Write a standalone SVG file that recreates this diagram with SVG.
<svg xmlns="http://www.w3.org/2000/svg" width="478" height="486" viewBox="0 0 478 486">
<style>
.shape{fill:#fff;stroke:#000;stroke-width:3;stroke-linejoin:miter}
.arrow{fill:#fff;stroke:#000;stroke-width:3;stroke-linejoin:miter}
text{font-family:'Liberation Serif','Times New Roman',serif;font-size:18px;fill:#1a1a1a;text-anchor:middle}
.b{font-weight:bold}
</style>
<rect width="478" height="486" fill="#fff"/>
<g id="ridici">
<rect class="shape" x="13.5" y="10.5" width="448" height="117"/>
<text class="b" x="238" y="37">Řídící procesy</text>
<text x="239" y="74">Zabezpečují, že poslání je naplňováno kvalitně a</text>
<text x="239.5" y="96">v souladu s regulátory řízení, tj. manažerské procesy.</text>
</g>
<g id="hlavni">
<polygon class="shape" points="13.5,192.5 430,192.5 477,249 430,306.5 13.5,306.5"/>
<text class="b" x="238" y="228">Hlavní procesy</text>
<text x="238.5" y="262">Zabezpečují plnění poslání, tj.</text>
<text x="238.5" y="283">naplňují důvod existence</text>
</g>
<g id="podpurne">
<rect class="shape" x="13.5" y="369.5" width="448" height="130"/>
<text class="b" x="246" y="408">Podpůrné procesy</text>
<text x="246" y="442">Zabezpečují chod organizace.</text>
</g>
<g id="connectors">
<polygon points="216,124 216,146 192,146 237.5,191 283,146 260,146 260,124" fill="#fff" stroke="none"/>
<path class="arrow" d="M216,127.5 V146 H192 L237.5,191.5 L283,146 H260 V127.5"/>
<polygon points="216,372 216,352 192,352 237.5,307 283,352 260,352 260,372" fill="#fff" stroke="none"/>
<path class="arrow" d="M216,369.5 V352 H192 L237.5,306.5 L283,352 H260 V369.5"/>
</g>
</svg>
---
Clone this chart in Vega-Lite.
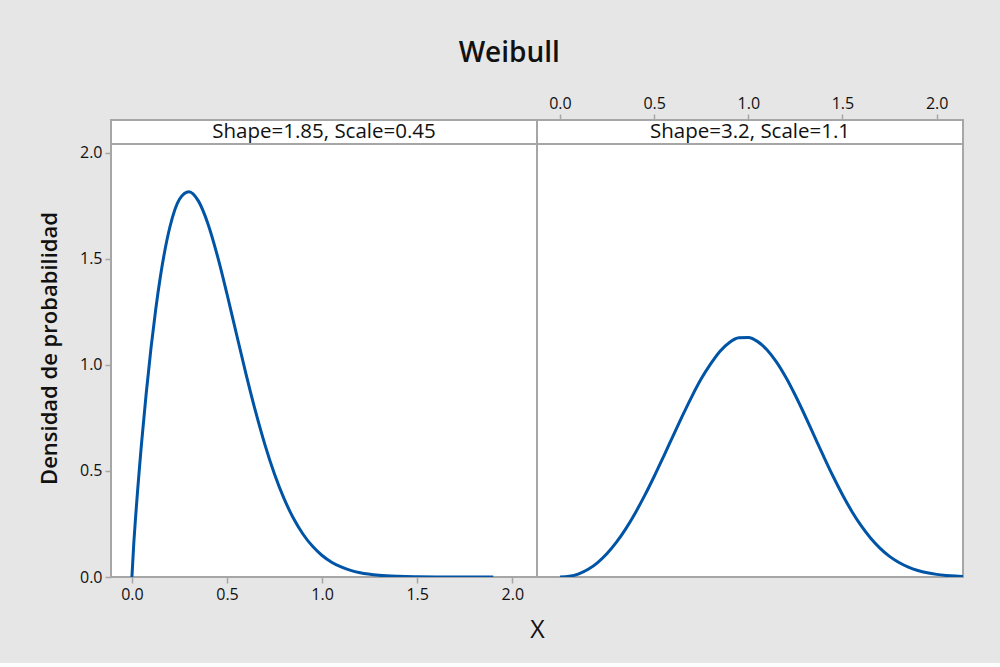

**STATED EXERCISE:**
Identify each line of the material where the word "this" shows up, and copy it.

**ANSWER TO THE TASK:**
Write a standalone SVG file that recreates this diagram with SVG.
Clone this chart in Vega-Lite.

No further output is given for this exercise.